• [Set task] Beginning with the first line below, please repeat the material exactly, ending with the line that includes "no_si_minus = [2.46, 1.96, 2.06, 1.66, 0.45]".

-------

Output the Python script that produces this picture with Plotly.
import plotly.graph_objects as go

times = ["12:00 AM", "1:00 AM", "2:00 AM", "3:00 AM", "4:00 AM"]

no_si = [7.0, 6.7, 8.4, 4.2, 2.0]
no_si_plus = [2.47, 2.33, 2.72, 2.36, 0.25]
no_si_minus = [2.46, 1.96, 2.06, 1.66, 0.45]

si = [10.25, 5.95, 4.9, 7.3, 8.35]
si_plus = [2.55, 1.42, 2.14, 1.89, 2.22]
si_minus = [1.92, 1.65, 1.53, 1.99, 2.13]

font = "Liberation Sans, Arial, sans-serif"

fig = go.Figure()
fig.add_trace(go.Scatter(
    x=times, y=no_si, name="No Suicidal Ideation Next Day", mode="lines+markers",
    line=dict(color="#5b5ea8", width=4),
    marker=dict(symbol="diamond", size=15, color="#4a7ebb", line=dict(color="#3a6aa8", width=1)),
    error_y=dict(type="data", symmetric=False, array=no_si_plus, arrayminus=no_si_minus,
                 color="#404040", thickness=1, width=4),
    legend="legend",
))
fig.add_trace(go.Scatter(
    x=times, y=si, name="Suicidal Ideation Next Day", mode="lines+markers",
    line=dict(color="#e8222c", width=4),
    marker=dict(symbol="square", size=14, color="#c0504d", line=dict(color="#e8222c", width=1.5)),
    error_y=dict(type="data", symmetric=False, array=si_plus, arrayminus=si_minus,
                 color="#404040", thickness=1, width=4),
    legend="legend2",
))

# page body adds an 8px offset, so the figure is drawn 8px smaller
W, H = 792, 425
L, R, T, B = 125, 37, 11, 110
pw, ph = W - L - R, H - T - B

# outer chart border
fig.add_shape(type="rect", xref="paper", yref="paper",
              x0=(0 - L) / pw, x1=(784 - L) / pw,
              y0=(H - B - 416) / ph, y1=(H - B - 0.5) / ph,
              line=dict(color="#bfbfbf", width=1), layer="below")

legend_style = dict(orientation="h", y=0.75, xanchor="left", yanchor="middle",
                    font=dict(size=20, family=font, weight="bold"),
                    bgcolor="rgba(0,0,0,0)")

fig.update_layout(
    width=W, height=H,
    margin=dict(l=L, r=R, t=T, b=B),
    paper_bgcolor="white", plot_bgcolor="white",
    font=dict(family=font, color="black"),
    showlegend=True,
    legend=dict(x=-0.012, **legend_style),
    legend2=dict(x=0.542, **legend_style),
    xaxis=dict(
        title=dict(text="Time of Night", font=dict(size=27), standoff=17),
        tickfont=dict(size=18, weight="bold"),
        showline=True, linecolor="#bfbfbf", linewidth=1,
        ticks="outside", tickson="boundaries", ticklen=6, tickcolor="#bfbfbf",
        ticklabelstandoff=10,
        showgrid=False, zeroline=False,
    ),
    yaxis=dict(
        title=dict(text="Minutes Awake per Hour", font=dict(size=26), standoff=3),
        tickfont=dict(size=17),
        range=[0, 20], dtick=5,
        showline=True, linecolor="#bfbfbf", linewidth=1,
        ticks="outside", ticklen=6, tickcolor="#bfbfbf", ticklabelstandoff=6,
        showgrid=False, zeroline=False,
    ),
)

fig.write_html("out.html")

-------

• [Output of the exercise]
Output the Python script that produces this picture with Plotly.
import plotly.graph_objects as go

times = ["12:00 AM", "1:00 AM", "2:00 AM", "3:00 AM", "4:00 AM"]

no_si = [7.0, 6.7, 8.4, 4.2, 2.0]
no_si_plus = [2.47, 2.33, 2.72, 2.36, 0.25]
no_si_minus = [2.46, 1.96, 2.06, 1.66, 0.45]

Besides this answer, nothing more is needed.